Aim of the task –
Repeat the material below exactly, with no pictures.

Data extract –
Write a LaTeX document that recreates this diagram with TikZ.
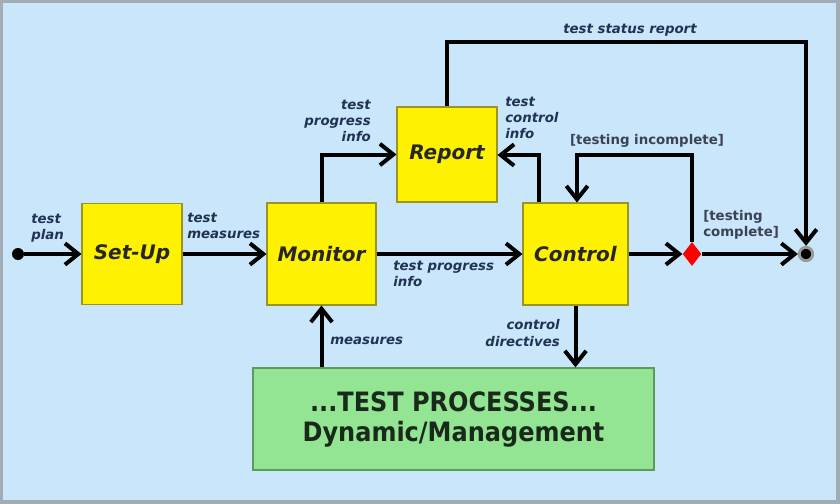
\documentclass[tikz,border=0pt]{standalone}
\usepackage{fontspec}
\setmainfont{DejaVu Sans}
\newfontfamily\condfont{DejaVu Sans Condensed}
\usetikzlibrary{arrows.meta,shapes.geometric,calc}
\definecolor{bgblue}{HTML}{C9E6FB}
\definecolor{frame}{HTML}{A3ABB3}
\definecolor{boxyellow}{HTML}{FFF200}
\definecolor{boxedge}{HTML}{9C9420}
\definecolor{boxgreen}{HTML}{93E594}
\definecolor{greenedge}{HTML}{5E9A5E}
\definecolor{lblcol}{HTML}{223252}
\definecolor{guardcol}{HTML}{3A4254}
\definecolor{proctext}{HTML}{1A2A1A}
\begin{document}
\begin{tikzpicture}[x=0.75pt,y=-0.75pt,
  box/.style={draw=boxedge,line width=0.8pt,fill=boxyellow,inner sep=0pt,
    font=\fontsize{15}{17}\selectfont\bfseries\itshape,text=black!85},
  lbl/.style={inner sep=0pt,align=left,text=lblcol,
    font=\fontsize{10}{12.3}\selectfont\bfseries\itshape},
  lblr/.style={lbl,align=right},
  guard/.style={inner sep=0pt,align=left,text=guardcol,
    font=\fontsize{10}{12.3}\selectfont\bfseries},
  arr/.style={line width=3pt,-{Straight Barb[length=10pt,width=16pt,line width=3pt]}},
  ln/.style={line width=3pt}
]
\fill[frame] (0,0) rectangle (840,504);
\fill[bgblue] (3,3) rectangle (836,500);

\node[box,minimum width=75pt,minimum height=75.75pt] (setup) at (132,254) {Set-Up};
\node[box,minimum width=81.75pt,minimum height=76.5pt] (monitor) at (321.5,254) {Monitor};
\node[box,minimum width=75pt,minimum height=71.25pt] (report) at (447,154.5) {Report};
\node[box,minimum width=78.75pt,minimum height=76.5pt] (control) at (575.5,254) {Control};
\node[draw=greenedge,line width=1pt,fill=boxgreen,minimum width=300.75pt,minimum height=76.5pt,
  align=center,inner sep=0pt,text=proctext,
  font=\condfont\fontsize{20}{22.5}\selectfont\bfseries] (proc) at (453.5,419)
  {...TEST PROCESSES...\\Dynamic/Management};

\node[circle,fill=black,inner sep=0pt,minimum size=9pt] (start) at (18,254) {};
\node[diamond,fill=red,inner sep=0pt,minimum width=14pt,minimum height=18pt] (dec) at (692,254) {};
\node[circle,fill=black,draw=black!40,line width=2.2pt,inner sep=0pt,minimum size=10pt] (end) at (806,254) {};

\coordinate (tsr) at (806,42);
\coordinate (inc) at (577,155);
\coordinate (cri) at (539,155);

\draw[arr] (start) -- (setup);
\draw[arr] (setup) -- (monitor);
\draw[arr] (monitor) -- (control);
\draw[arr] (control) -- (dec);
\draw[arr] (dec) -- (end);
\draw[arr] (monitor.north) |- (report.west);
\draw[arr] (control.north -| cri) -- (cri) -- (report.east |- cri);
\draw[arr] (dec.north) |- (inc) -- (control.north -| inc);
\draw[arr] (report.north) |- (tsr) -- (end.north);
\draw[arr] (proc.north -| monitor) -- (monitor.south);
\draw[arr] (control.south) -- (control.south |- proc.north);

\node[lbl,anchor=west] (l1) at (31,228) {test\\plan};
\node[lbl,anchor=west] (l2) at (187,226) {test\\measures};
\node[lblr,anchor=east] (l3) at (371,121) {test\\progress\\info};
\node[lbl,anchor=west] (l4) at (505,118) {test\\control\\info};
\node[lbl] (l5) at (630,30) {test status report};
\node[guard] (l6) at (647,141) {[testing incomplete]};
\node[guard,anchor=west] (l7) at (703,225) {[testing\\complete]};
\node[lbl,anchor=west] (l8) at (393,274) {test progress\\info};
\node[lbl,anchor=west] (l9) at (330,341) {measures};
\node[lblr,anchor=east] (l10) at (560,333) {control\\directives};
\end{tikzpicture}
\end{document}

Solved exercise –
Write a LaTeX document that recreates this diagram with TikZ.
\documentclass[tikz,border=0pt]{standalone}
\usepackage{fontspec}
\setmainfont{DejaVu Sans}
\newfontfamily\condfont{DejaVu Sans Condensed}
\usetikzlibrary{arrows.meta,shapes.geometric,calc}
\definecolor{bgblue}{HTML}{C9E6FB}
\definecolor{frame}{HTML}{A3ABB3}
\definecolor{boxyellow}{HTML}{FFF200}
\definecolor{boxedge}{HTML}{9C9420}
\definecolor{boxgreen}{HTML}{93E594}
\definecolor{greenedge}{HTML}{5E9A5E}
\definecolor{lblcol}{HTML}{223252}
\definecolor{guardcol}{HTML}{3A4254}
\definecolor{proctext}{HTML}{1A2A1A}
\begin{document}
\begin{tikzpicture}[x=0.75pt,y=-0.75pt,
  box/.style={draw=boxedge,line width=0.8pt,fill=boxyellow,inner sep=0pt,
    font=\fontsize{15}{17}\selectfont\bfseries\itshape,text=black!85},
  lbl/.style={inner sep=0pt,align=left,text=lblcol,
    font=\fontsize{10}{12.3}\selectfont\bfseries\itshape},
  lblr/.style={lbl,align=right},
  guard/.style={inner sep=0pt,align=left,text=guardcol,
    font=\fontsize{10}{12.3}\selectfont\bfseries},
  arr/.style={line width=3pt,-{Straight Barb[length=10pt,width=16pt,line width=3pt]}},
  ln/.style={line width=3pt}
]
\fill[frame] (0,0) rectangle (840,504);
\fill[bgblue] (3,3) rectangle (836,500);

\node[box,minimum width=75pt,minimum height=75.75pt] (setup) at (132,254) {Set-Up};
\node[box,minimum width=81.75pt,minimum height=76.5pt] (monitor) at (321.5,254) {Monitor};
\node[box,minimum width=75pt,minimum height=71.25pt] (report) at (447,154.5) {Report};
\node[box,minimum width=78.75pt,minimum height=76.5pt] (control) at (575.5,254) {Control};
\node[draw=greenedge,line width=1pt,fill=boxgreen,minimum width=300.75pt,minimum height=76.5pt,
  align=center,inner sep=0pt,text=proctext,
  font=\condfont\fontsize{20}{22.5}\selectfont\bfseries] (proc) at (453.5,419)
  {...TEST PROCESSES...\\Dynamic/Management};

\node[circle,fill=black,inner sep=0pt,minimum size=9pt] (start) at (18,254) {};
\node[diamond,fill=red,inner sep=0pt,minimum width=14pt,minimum height=18pt] (dec) at (692,254) {};
\node[circle,fill=black,draw=black!40,line width=2.2pt,inner sep=0pt,minimum size=10pt] (end) at (806,254) {};

\coordinate (tsr) at (806,42);
\coordinate (inc) at (577,155);
\coordinate (cri) at (539,155);

\draw[arr] (start) -- (setup);
\draw[arr] (setup) -- (monitor);
\draw[arr] (monitor) -- (control);
\draw[arr] (control) -- (dec);
\draw[arr] (dec) -- (end);
\draw[arr] (monitor.north) |- (report.west);
\draw[arr] (control.north -| cri) -- (cri) -- (report.east |- cri);
\draw[arr] (dec.north) |- (inc) -- (control.north -| inc);
\draw[arr] (report.north) |- (tsr) -- (end.north);
\draw[arr] (proc.north -| monitor) -- (monitor.south);
\draw[arr] (control.south) -- (control.south |- proc.north);

\node[lbl,anchor=west] (l1) at (31,228) {test\\plan};
\node[lbl,anchor=west] (l2) at (187,226) {test\\measures};
\node[lblr,anchor=east] (l3) at (371,121) {test\\progress\\info};
\node[lbl,anchor=west] (l4) at (505,118) {test\\control\\info};
\node[lbl] (l5) at (630,30) {test status report};
\node[guard] (l6) at (647,141) {[testing incomplete]};
\node[guard,anchor=west] (l7) at (703,225) {[testing\\complete]};
\node[lbl,anchor=west] (l8) at (393,274) {test progress\\info};
\node[lbl,anchor=west] (l9) at (330,341) {measures};
\node[lblr,anchor=east] (l10) at (560,333) {control\\directives};
\end{tikzpicture}
\end{document}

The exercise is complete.